What is needed:
Output every line exactly as written. Leave out pictures.

-- -- --

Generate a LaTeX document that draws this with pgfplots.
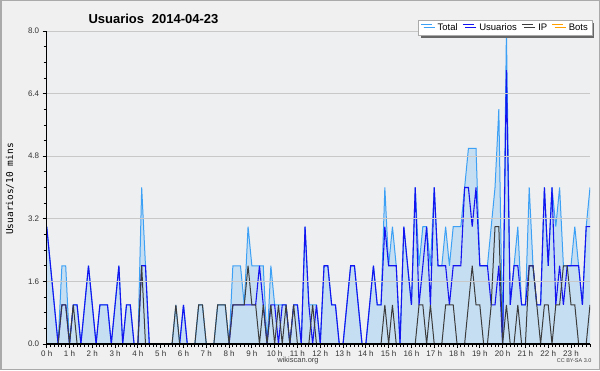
\documentclass[border=0pt]{standalone}
\usepackage{fontspec}
\setmainfont{Liberation Sans}
\newfontfamily\monofont{DejaVu Sans Mono}
\usepackage{pgfplots}
\pgfplotsset{compat=1.18}
\usepackage{pgfplotstable}
\usetikzlibrary{shadows}

\definecolor{outerbg}{RGB}{240,240,240}
\definecolor{plotbg}{RGB}{237,239,241}
\definecolor{framec}{RGB}{170,170,170}
\definecolor{gridc}{RGB}{200,200,200}
\definecolor{totalline}{RGB}{60,160,245}
\definecolor{totalfill}{RGB}{198,222,242}
\definecolor{usu}{RGB}{20,20,240}
\definecolor{ipc}{RGB}{60,60,60}
\definecolor{botsc}{RGB}{255,160,0}

\pgfplotstableread{
i T U P
0 3 3 0
1 2 2 0
2 1 1 0
3 0 0 0
4 2 1 1
5 2 1 1
6 0 0 0
7 1 1 1
8 1 1 0
9 0 0 0
10 1 1 0
11 2 2 0
12 1 1 0
13 0 0 0
14 1 1 0
15 1 1 0
16 1 1 0
17 0 0 0
18 1 1 0
19 2 2 0
20 0 0 0
21 1 1 0
22 1 1 0
23 0 0 0
24 0 0 0
25 4 2 2
26 2 2 0
27 0 0 0
28 0 0 0
29 0 0 0
30 0 0 0
31 0 0 0
32 0 0 0
33 0 0 0
34 1 0 1
35 0 0 0
36 1 1 0
37 0 0 0
38 0 0 0
39 0 0 0
40 1 0 1
41 1 0 1
42 0 0 0
43 0 0 0
44 0 0 0
45 1 0 1
46 1 0 1
47 1 0 1
48 0 0 0
49 2 1 1
50 2 1 1
51 2 1 1
52 1 1 1
53 3 1 2
54 2 1 1
55 2 1 1
56 2 2 0
57 2 1 1
58 0 0 0
59 2 1 1
60 1 1 0
61 1 0 1
62 1 1 0
63 1 1 1
64 0 0 0
65 1 1 1
66 1 1 0
67 0 0 0
68 3 3 0
69 1 1 0
70 1 0 1
71 1 1 0
72 0 0 0
73 2 2 0
74 2 2 0
75 1 1 0
76 1 1 0
77 0 0 0
78 0 0 0
79 1 1 0
80 2 2 0
81 2 2 0
82 1 1 0
83 0 0 0
84 0 0 0
85 1 1 0
86 2 2 0
87 1 1 0
88 1 1 0
89 4 3 1
90 2 2 0
91 3 2 1
92 2 2 0
93 0 0 0
94 3 3 0
95 2 2 0
96 1 1 0
97 4 4 0
98 2 1 1
99 3 2 1
100 3 3 0
101 2 1 1
102 4 4 0
103 2 2 0
104 2 2 0
105 3 2 1
106 2 1 1
107 3 2 1
108 3 2 0
109 3 2 0
110 4 4 0
111 5 4 1
112 5 3 2
113 5 4 1
114 2 2 1
115 2 2 0
116 2 2 0
117 3 1 1
118 4 1 3
119 6 2 3
120 0 0 0
121 8 7 1
122 1 1 0
123 2 2 0
124 3 2 1
125 1 1 0
126 1 1 0
127 4 2 2
128 2 2 2
129 1 1 1
130 1 1 0
131 4 4 1
132 2 2 1
133 4 4 0
134 3 1 1
135 4 2 1
136 2 1 2
137 2 2 2
138 2 2 1
139 3 2 1
140 2 2 0
141 1 1 0
142 3 3 0
143 4 3 1
}\datatable

\begin{document}
\begin{tikzpicture}
\useasboundingbox (0pt,0pt) rectangle (600pt,370pt);
\fill[outerbg] (0pt,0pt) rectangle (600pt,370pt);
\draw[framec, line width=1.5pt] (0.75pt,0.75pt) rectangle (599.25pt,369.25pt);
\begin{axis}[
  at={(46.7pt,26pt)}, anchor=south west,
  scale only axis, width=543.3pt, height=313pt,
  xmin=0, xmax=143, ymin=0, ymax=8,
  axis x line*=bottom, axis y line*=left,
  axis line style={black, line width=1.2pt, -},
  axis background/.style={fill=plotbg},
  axis on top,
  no markers,
  tick align=outside,
  major tick length=4pt, minor tick length=3pt,
  tick style={black, line width=0.8pt},
  xtick={0,6,...,138},
  xticklabels={0 h,1 h,2 h,3 h,4 h,5 h,6 h,7 h,8 h,9 h,10 h,11 h,12 h,13 h,14 h,15 h,16 h,17 h,18 h,19 h,20 h,21 h,22 h,23 h},
  minor xtick={0,1,...,143},
  ytick={0,1.6,3.2,4.8,6.4,8},
  yticklabels={0.0,1.6,3.2,4.8,6.4,8.0},
  minor y tick num=3,
  ymajorgrids, major grid style={gridc, line width=0.8pt},
  xticklabel style={font=\fontsize{8}{9}\selectfont, text=black!80, yshift=1pt},
  yticklabel style={font=\fontsize{8}{9}\selectfont, text=black!80},
  legend style={at={(1.0037,1.035)}, anchor=north east, legend columns=-1,
    draw=framec, fill=white, font=\fontsize{9.5}{11}\selectfont,
    inner xsep=2pt, inner ysep=1.5pt,
    /tikz/every odd column/.append style={column sep=3pt},
    /tikz/every even column/.append style={column sep=2.5pt},
    drop shadow={shadow xshift=2.5pt, shadow yshift=-2.5pt, fill=black!60, opacity=1}},
  legend image code/.code={\draw[#1] (0pt,3.2pt) -- (11pt,3.2pt);},
]
\addplot[draw=none, fill=totalfill, forget plot] table[x=i,y=T]{\datatable} \closedcycle;
\addplot[totalline, line width=1pt] table[x=i,y=T]{\datatable};
\addlegendentry{Total}
\addplot[usu, line width=1.1pt] table[x=i,y=U]{\datatable};
\addlegendentry{Usuarios}
\addplot[ipc, line width=1pt] table[x=i,y=P]{\datatable};
\addlegendentry{IP}
\addlegendimage{botsc, line width=1pt}
\addlegendentry{Bots}
\end{axis}
\node[anchor=west, font=\fontsize{13}{15}\selectfont\bfseries] at (85pt,351.5pt) {Usuarios\hspace{0.6em}2014-04-23};
\node[rotate=90, font=\monofont\fontsize{9.5}{11}\selectfont] at (10pt,181pt) {Usuarios/10 mins};
\node[font=\fontsize{7.5}{9}\selectfont, text=black!75] at (298pt,9pt) {wikiscan.org};
\node[anchor=east, font=\fontsize{5.5}{7}\selectfont, text=black!75] at (595pt,9pt) {CC BY-SA 3.0};
\end{tikzpicture}
\end{document}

-- -- --

Output:
Generate a LaTeX document that draws this with pgfplots.
\documentclass[border=0pt]{standalone}
\usepackage{fontspec}
\setmainfont{Liberation Sans}
\newfontfamily\monofont{DejaVu Sans Mono}
\usepackage{pgfplots}
\pgfplotsset{compat=1.18}
\usepackage{pgfplotstable}
\usetikzlibrary{shadows}

\definecolor{outerbg}{RGB}{240,240,240}
\definecolor{plotbg}{RGB}{237,239,241}
\definecolor{framec}{RGB}{170,170,170}
\definecolor{gridc}{RGB}{200,200,200}
\definecolor{totalline}{RGB}{60,160,245}
\definecolor{totalfill}{RGB}{198,222,242}
\definecolor{usu}{RGB}{20,20,240}
\definecolor{ipc}{RGB}{60,60,60}
\definecolor{botsc}{RGB}{255,160,0}

\pgfplotstableread{
i T U P
0 3 3 0
1 2 2 0
2 1 1 0
3 0 0 0
4 2 1 1
5 2 1 1
6 0 0 0
7 1 1 1
8 1 1 0
9 0 0 0
10 1 1 0
11 2 2 0
12 1 1 0
13 0 0 0
14 1 1 0
15 1 1 0
16 1 1 0
17 0 0 0
18 1 1 0
19 2 2 0
20 0 0 0
21 1 1 0
22 1 1 0
23 0 0 0
24 0 0 0
25 4 2 2
26 2 2 0
27 0 0 0
28 0 0 0
29 0 0 0
30 0 0 0
31 0 0 0
32 0 0 0
33 0 0 0
34 1 0 1
35 0 0 0
36 1 1 0
37 0 0 0
38 0 0 0
39 0 0 0
40 1 0 1
41 1 0 1
42 0 0 0
43 0 0 0
44 0 0 0
45 1 0 1
46 1 0 1
47 1 0 1
48 0 0 0
49 2 1 1
50 2 1 1
51 2 1 1
52 1 1 1
53 3 1 2
54 2 1 1
55 2 1 1
56 2 2 0
57 2 1 1
58 0 0 0
59 2 1 1
60 1 1 0
61 1 0 1
62 1 1 0
63 1 1 1
64 0 0 0
65 1 1 1
66 1 1 0
67 0 0 0
68 3 3 0
69 1 1 0
70 1 0 1
71 1 1 0
72 0 0 0
73 2 2 0
74 2 2 0
75 1 1 0
76 1 1 0
77 0 0 0
78 0 0 0
79 1 1 0
80 2 2 0
81 2 2 0
82 1 1 0
83 0 0 0
84 0 0 0
85 1 1 0
86 2 2 0
87 1 1 0
88 1 1 0
89 4 3 1
90 2 2 0
91 3 2 1
92 2 2 0
93 0 0 0
94 3 3 0
95 2 2 0
96 1 1 0
97 4 4 0
98 2 1 1
99 3 2 1
100 3 3 0
101 2 1 1
102 4 4 0
103 2 2 0
104 2 2 0
105 3 2 1
106 2 1 1
107 3 2 1
108 3 2 0
109 3 2 0
110 4 4 0
111 5 4 1
112 5 3 2
113 5 4 1
114 2 2 1
115 2 2 0
116 2 2 0
117 3 1 1
118 4 1 3
119 6 2 3
120 0 0 0
121 8 7 1
122 1 1 0
123 2 2 0
124 3 2 1
125 1 1 0
126 1 1 0
127 4 2 2
128 2 2 2
129 1 1 1
130 1 1 0
131 4 4 1
132 2 2 1
133 4 4 0
134 3 1 1
135 4 2 1
136 2 1 2
137 2 2 2
138 2 2 1
139 3 2 1
140 2 2 0
141 1 1 0
142 3 3 0
143 4 3 1
}\datatable

\begin{document}
\begin{tikzpicture}
\useasboundingbox (0pt,0pt) rectangle (600pt,370pt);
\fill[outerbg] (0pt,0pt) rectangle (600pt,370pt);
\draw[framec, line width=1.5pt] (0.75pt,0.75pt) rectangle (599.25pt,369.25pt);
\begin{axis}[
  at={(46.7pt,26pt)}, anchor=south west,
  scale only axis, width=543.3pt, height=313pt,
  xmin=0, xmax=143, ymin=0, ymax=8,
  axis x line*=bottom, axis y line*=left,
  axis line style={black, line width=1.2pt, -},
  axis background/.style={fill=plotbg},
  axis on top,
  no markers,
  tick align=outside,
  major tick length=4pt, minor tick length=3pt,
  tick style={black, line width=0.8pt},
  xtick={0,6,...,138},
  xticklabels={0 h,1 h,2 h,3 h,4 h,5 h,6 h,7 h,8 h,9 h,10 h,11 h,12 h,13 h,14 h,15 h,16 h,17 h,18 h,19 h,20 h,21 h,22 h,23 h},
  minor xtick={0,1,...,143},
  ytick={0,1.6,3.2,4.8,6.4,8},
  yticklabels={0.0,1.6,3.2,4.8,6.4,8.0},
  minor y tick num=3,
  ymajorgrids, major grid style={gridc, line width=0.8pt},
  xticklabel style={font=\fontsize{8}{9}\selectfont, text=black!80, yshift=1pt},
  yticklabel style={font=\fontsize{8}{9}\selectfont, text=black!80},
  legend style={at={(1.0037,1.035)}, anchor=north east, legend columns=-1,
    draw=framec, fill=white, font=\fontsize{9.5}{11}\selectfont,
    inner xsep=2pt, inner ysep=1.5pt,
    /tikz/every odd column/.append style={column sep=3pt},
    /tikz/every even column/.append style={column sep=2.5pt},
    drop shadow={shadow xshift=2.5pt, shadow yshift=-2.5pt, fill=black!60, opacity=1}},
  legend image code/.code={\draw[#1] (0pt,3.2pt) -- (11pt,3.2pt);},
]
\addplot[draw=none, fill=totalfill, forget plot] table[x=i,y=T]{\datatable} \closedcycle;
\addplot[totalline, line width=1pt] table[x=i,y=T]{\datatable};
\addlegendentry{Total}
\addplot[usu, line width=1.1pt] table[x=i,y=U]{\datatable};
\addlegendentry{Usuarios}
\addplot[ipc, line width=1pt] table[x=i,y=P]{\datatable};
\addlegendentry{IP}
\addlegendimage{botsc, line width=1pt}
\addlegendentry{Bots}
\end{axis}
\node[anchor=west, font=\fontsize{13}{15}\selectfont\bfseries] at (85pt,351.5pt) {Usuarios\hspace{0.6em}2014-04-23};
\node[rotate=90, font=\monofont\fontsize{9.5}{11}\selectfont] at (10pt,181pt) {Usuarios/10 mins};
\node[font=\fontsize{7.5}{9}\selectfont, text=black!75] at (298pt,9pt) {wikiscan.org};
\node[anchor=east, font=\fontsize{5.5}{7}\selectfont, text=black!75] at (595pt,9pt) {CC BY-SA 3.0};
\end{tikzpicture}
\end{document}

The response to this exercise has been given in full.